About your paper.

Question

About your paper.

guyuchao opened this issue 2 years ago · 3 comments

You write in Section 4, "The pre-trained CLIP text encoder prepends a specialized token 〈sot〉 to P indicating the start of the text. During the text encoding process, this token receives global information about the prompt. This leads to 〈sot〉 obtaining a high probability in the token distribution defined in At."

However, due to the casual mask in CLIP training, the 〈sot〉 will not receive any information. Why this token receives global information about the prompt?

Answer 1 · 2023-02-02T15:40:23.000Z

But as in the code, it uses the upper triangle mask. How do you get that mask?

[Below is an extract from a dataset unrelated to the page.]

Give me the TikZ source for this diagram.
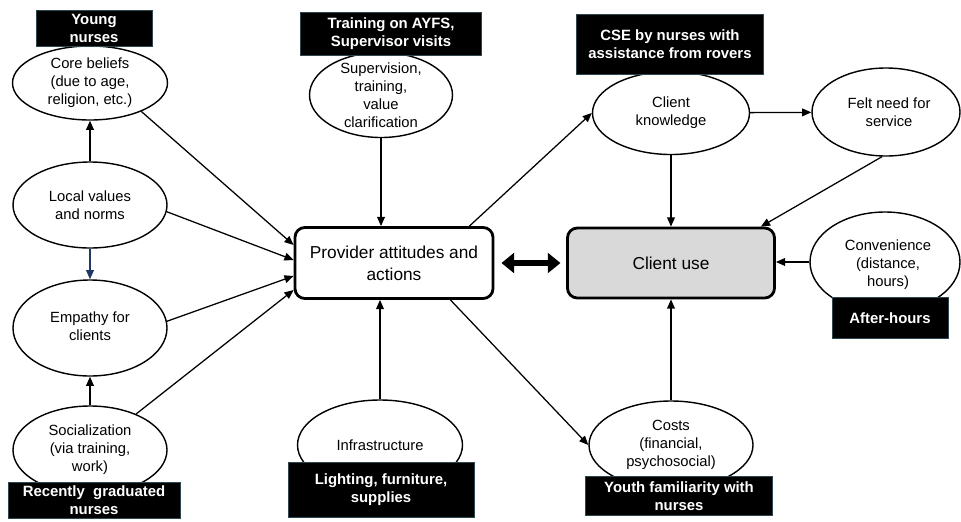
\documentclass[tikz,border=0pt]{standalone}
\usepackage{fontspec}
\setmainfont{Liberation Sans}
\usetikzlibrary{shapes.geometric,arrows.meta,calc}

\newlength\unitpx
\setlength\unitpx{0.025cm}
\definecolor{tagline}{RGB}{45,70,80}
\definecolor{navyarrow}{RGB}{31,56,100}
\definecolor{usegray}{RGB}{217,217,217}

\tikzset{
	wh/.style 2 args={minimum width=#1*\unitpx, minimum height=#2*\unitpx},
	bubble/.style={ellipse, draw, line width=1pt, fill=white, inner sep=0pt},
	btxt/.style={align=center, inner sep=0pt, font=\fontsize{10.5}{12.8}\selectfont},
	tagbox/.style={fill=black, draw=tagline, line width=0.6pt, text=white, align=center, inner sep=0pt, font=\fontsize{10.6}{12.8}\selectfont\bfseries},
	hub/.style={rectangle, rounded corners=7pt, draw, line width=2pt, align=center, inner sep=0pt, font=\fontsize{12.3}{15.6}\selectfont},
	arr/.style={-{Triangle[length=6.5pt,width=5.5pt]}, line width=0.9pt},
	bigarr/.style={{Triangle[length=9pt,width=14pt]}-{Triangle[length=9pt,width=14pt]}, line width=3.8pt}
}

\begin{document}
\begin{tikzpicture}[x=0.025cm, y=-0.025cm]
			\useasboundingbox (0,0) rectangle (961,521);

			\node[bubble, wh={155}{74}] (core) at (90,83) {};
			\node[btxt] at (core) {Core beliefs\\(due to age,\\religion, etc.)};
			\node[bubble, wh={154}{86}] (local) at (90,205) {};
			\node[btxt] at (local) {Local values\\and norms};
			\node[bubble, wh={154}{96}] (emp) at (90,328) {};
			\node[btxt] at (90,326) {Empathy for\\clients};
			\node[bubble, wh={154}{88}] (soc) at (90,450) {};
			\node[btxt] at (soc) {Socialization\\(via training,\\work)};
			\node[bubble, wh={143}{85}] (superv) at (381,95) {};
			\node[btxt] at (superv) {Supervision,\\training,\\value\\clarification};
			\node[bubble, wh={165}{90}] (infra) at (380,445) {};
			\node[btxt] at (infra) {Infrastructure};
			\node[bubble, wh={157}{83}] (ck) at (671,113) {};
			\node[btxt] at (ck) {Client\\knowledge};
			\node[bubble, wh={148}{88}] (fn) at (886,112) {};
			\node[btxt] at (889,112) {Felt need for\\service};
			\node[bubble, wh={150}{100}] (conv) at (885,262) {};
			\node[btxt] at (888,265) {Convenience\\(distance,\\hours)};
			\node[bubble, wh={164}{88}] (costs) at (671,445) {};
			\node[btxt] at (costs) {Costs\\(financial,\\psychosocial)};

			\node[tagbox, wh={116}{36}] (young) at (94,28) {Young\\nurses};
			\node[tagbox, wh={172}{36}] (recent) at (94,500) {Recently\ \ graduated\\nurses};
			\node[tagbox, wh={181}{43}] (ayfs) at (391,34) {Training on AYFS,\\Supervisor visits};
			\node[tagbox, wh={187}{60}] (cse) at (670,44) {CSE by nurses with\\assistance from rovers};
			\node[tagbox, wh={116}{41}] (after) at (890,318) {After-hours};
			\node[tagbox, wh={186}{55}] (light) at (381,490) {Lighting, furniture,\\supplies};
			\node[tagbox, wh={187}{39}] (youth) at (679,496) {Youth familiarity with\\nurses};

			\node[hub, wh={198}{71}] (prov) at (394,263) {Provider attitudes and\\actions};
			\node[hub, fill=usegray, wh={207}{70}] (cu) at (671,263) {Client use};

			\draw[arr] (local) -- (core);
			\draw[arr, navyarrow] (local) -- (emp);
			\draw[arr] (soc) -- (emp);
			\draw[arr] (core.-29) -- ($(prov.west)+(0,-18)$);
			\draw[arr] (local.-5) -- ($(prov.west)+(0,-3)$);
			\draw[arr] (emp.5) -- ($(prov.west)+(0,13)$);
			\draw[arr] (soc.38) -- ($(prov.west)+(0,27)$);
			\draw[arr] (superv.south) -- (superv.south |- prov.north);
			\draw[arr] (infra.north) -- (infra.north |- prov.south);
			\draw[bigarr, shorten <=5pt, shorten >=4pt] (prov) -- (cu);
			\draw[arr] ($(prov.north east)+(-25,0)$) -- (ck.west);
			\draw[arr] ($(prov.south east)+(-44,0)$) -- (costs.west);
			\draw[arr] (ck) -- (fn);
			\draw[arr] (ck) -- (cu);
			\draw[arr] (fn.265) -- ($(cu.north east)+(-15,0)$);
			\draw[arr] (conv.west) -- (conv.west -| cu.east);
			\draw[arr] (costs) -- (cu);
		\end{tikzpicture}
\end{document}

https://github.com/huggingface/transformers/blob/92ce53aab859012f7714dae6d6fce7a7d701e75f/src/transformers/models/clip/modeling_clip.py#L715

Answer 2 · 2023-02-09T15:40:28.000Z

Hi, @guyuchao, thanks for your interest! Just saw what you meant in the code, this will be fixed in the next revision (however, this still does not contradict the fact that the <sot> token obtains a high attention value for SD).

Answer 3 · 2023-02-10T01:46:28.000Z

Great. Actually it is true that token obtains a high attention value for SD.